Even if you do qualify for a loan, you may be paying a higher interest rate. Credit card companies are taking a closer look at your payment history and how much debt you have outstanding when determining whether to extend credit and at what rates. People who have the highest credit scores will get the lowest interest rates and the best terms. What interest rate you qualify for determines how much total you will pay for a loan.
To give you an example of how a higher score can save you money, let’s look at someone applying for a 30-year fixed mortgage of $ 300,000. Someone with a score of 680 would pay 6.586% or $ 1,913 per month. Someone with a score of 720 would pay 6.302% or $ 1,857 per month, while someone with 760 or higher would only pay 6.08% or $ 1,814 per month. So a lower credit score could cost you over $ 1,000 per year.
You can reduce the impact of the credit crunch by taking steps to improve your credit score, or by keeping it in good shape if you have a good score already.
The biggest factors that make up your score include your payment history, how much debt you’re carrying and how long your credit history is.
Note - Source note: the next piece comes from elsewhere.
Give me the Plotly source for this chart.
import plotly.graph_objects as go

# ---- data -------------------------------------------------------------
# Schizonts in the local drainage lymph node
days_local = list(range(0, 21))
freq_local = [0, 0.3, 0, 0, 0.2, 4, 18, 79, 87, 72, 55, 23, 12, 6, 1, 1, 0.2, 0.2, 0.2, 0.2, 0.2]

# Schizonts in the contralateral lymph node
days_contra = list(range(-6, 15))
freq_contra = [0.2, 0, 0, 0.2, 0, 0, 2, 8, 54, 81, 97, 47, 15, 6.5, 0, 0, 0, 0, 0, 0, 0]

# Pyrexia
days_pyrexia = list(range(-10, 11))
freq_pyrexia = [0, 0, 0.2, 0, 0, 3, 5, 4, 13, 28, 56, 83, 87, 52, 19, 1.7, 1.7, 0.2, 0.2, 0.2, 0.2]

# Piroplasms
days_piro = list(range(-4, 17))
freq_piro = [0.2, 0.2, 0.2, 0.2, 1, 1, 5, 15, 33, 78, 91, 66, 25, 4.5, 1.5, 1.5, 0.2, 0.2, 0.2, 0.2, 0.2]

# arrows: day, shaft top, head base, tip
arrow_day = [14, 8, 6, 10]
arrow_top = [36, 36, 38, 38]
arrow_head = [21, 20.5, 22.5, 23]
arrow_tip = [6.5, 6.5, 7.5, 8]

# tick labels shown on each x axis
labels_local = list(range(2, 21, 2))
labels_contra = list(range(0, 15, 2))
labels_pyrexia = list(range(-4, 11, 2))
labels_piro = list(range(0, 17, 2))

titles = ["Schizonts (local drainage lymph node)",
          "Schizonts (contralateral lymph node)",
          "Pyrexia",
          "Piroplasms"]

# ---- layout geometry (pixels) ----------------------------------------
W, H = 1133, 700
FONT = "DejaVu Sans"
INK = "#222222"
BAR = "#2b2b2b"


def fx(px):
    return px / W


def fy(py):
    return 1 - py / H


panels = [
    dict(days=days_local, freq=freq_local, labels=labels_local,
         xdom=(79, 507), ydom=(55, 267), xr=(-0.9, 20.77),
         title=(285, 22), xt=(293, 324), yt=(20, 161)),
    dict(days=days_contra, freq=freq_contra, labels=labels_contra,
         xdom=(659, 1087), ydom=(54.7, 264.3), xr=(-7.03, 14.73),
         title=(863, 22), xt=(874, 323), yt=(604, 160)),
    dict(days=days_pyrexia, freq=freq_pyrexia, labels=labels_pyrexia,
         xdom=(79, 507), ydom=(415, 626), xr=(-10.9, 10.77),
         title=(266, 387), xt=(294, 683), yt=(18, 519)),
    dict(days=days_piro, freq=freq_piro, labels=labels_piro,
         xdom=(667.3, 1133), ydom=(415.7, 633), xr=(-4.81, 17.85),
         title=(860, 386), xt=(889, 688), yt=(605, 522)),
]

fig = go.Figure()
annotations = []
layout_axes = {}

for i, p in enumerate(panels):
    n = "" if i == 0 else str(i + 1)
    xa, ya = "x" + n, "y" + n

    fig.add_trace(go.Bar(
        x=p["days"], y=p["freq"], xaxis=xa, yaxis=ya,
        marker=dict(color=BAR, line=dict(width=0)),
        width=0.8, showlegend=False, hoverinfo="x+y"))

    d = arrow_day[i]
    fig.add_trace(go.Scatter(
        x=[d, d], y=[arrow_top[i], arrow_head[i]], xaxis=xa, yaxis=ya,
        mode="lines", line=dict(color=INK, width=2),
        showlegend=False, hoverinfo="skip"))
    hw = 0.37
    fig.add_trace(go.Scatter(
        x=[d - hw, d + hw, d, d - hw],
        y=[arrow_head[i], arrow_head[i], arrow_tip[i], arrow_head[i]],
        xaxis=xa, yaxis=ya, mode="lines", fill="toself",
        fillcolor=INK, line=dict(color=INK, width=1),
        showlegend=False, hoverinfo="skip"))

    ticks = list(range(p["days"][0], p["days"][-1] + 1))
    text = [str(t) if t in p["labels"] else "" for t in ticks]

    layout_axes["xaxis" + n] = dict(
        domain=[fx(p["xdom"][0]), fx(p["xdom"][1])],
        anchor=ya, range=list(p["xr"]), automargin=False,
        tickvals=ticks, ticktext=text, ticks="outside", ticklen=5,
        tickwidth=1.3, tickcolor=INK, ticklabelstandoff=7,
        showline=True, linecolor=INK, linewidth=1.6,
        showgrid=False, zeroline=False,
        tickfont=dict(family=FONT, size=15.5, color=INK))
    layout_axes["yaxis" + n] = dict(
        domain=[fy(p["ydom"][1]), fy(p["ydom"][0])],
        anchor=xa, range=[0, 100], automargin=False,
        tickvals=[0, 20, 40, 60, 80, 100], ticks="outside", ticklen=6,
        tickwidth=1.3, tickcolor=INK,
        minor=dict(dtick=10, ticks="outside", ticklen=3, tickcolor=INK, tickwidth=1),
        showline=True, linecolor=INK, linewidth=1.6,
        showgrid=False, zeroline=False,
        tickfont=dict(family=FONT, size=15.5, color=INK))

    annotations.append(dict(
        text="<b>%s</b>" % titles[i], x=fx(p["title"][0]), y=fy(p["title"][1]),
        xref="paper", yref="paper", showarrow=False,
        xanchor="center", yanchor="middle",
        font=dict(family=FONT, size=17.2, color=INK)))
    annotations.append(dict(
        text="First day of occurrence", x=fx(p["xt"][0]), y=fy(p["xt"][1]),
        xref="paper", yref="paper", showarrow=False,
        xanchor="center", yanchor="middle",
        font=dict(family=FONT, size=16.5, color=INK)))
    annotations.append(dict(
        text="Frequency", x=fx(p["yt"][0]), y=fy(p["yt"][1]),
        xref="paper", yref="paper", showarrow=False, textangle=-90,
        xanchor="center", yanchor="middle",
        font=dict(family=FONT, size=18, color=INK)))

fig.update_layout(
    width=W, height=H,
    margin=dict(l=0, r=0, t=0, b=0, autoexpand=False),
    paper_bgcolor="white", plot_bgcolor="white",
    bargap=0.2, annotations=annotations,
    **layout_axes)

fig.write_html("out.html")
The largest component of your credit score is your payment history.
Your payment history consists of:
* Whether you pay your bills on time or not
* How many times you’ve paid late
* How many times you’ve missed a payment
* How long an account was delinquent
* The number of late payments and/or delinquent accounts
* How long ago your late payment was
* Whether you’ve ever been turned over to a collection agency
* Whether you’ve ever filed for bankruptcy
Since your payment history makes up the largest part of your credit score, the best thing you can do to improve your score is to pay your bills on time.